Why hill parking is really a defensive driving skill
Hill parking may look like a minor road test item, but it reflects bigger driving habits. It shows whether you anticipate risk, use the roadway correctly, and take responsibility for a vehicle even when it is stationary.
That is why structured training matters. A student who practices hill parking once or twice may remember the rule for a day. A student who learns the reason behind it, repeats it in real traffic conditions, and gets corrections from an Alberta-licensed instructor is much more likely to perform it correctly on test day and after licensing.
For new drivers, this is part of becoming dependable behind the wheel. For internationally licensed drivers or adults returning to driving, it is often about unlearning habits from another jurisdiction and replacing them with Alberta test standards. Both groups benefit from a step-by-step approach.
At Turn by Turn Driving School, that is how we teach road test preparation: clear procedures, real-world repetition, and instructor feedback that builds safe, responsible habits for life.
Practice Alberta road test hill parking rules the right way
If you are preparing for your Class 5 road test, practice hill parking in quiet residential areas first, then in more realistic driving conditions. Do not just park, check the wheels, and move on. Run the full routine each time so your body remembers the steps even when your nerves are high.

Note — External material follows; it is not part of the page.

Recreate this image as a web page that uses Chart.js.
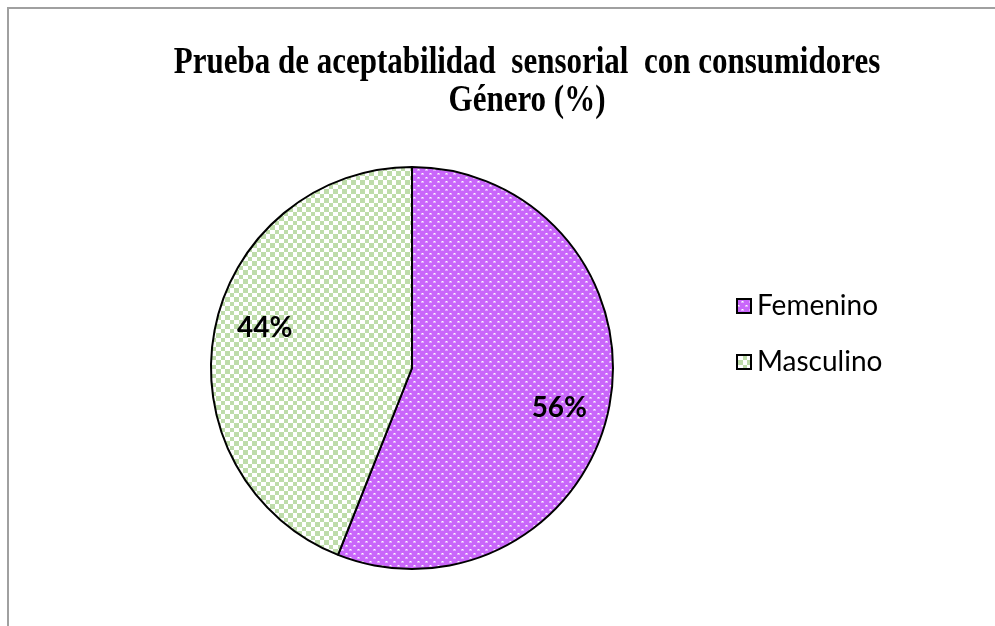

It also helps to say the situation out loud while practicing. Downhill with curb. Uphill with curb. Uphill without curb. Naming the condition before you act can improve decision speed and reduce hesitation.
If you are unsure whether your current method matches Alberta expectations, get it checked before test day. Small corrections are easier to make in practice than during an exam.
A calm, consistent driver usually performs hill parking well because the maneuver rewards process over speed. Slow it down, think about where the vehicle would roll, and secure the car with purpose. That mindset will help you through far more than one parking mark on a road test.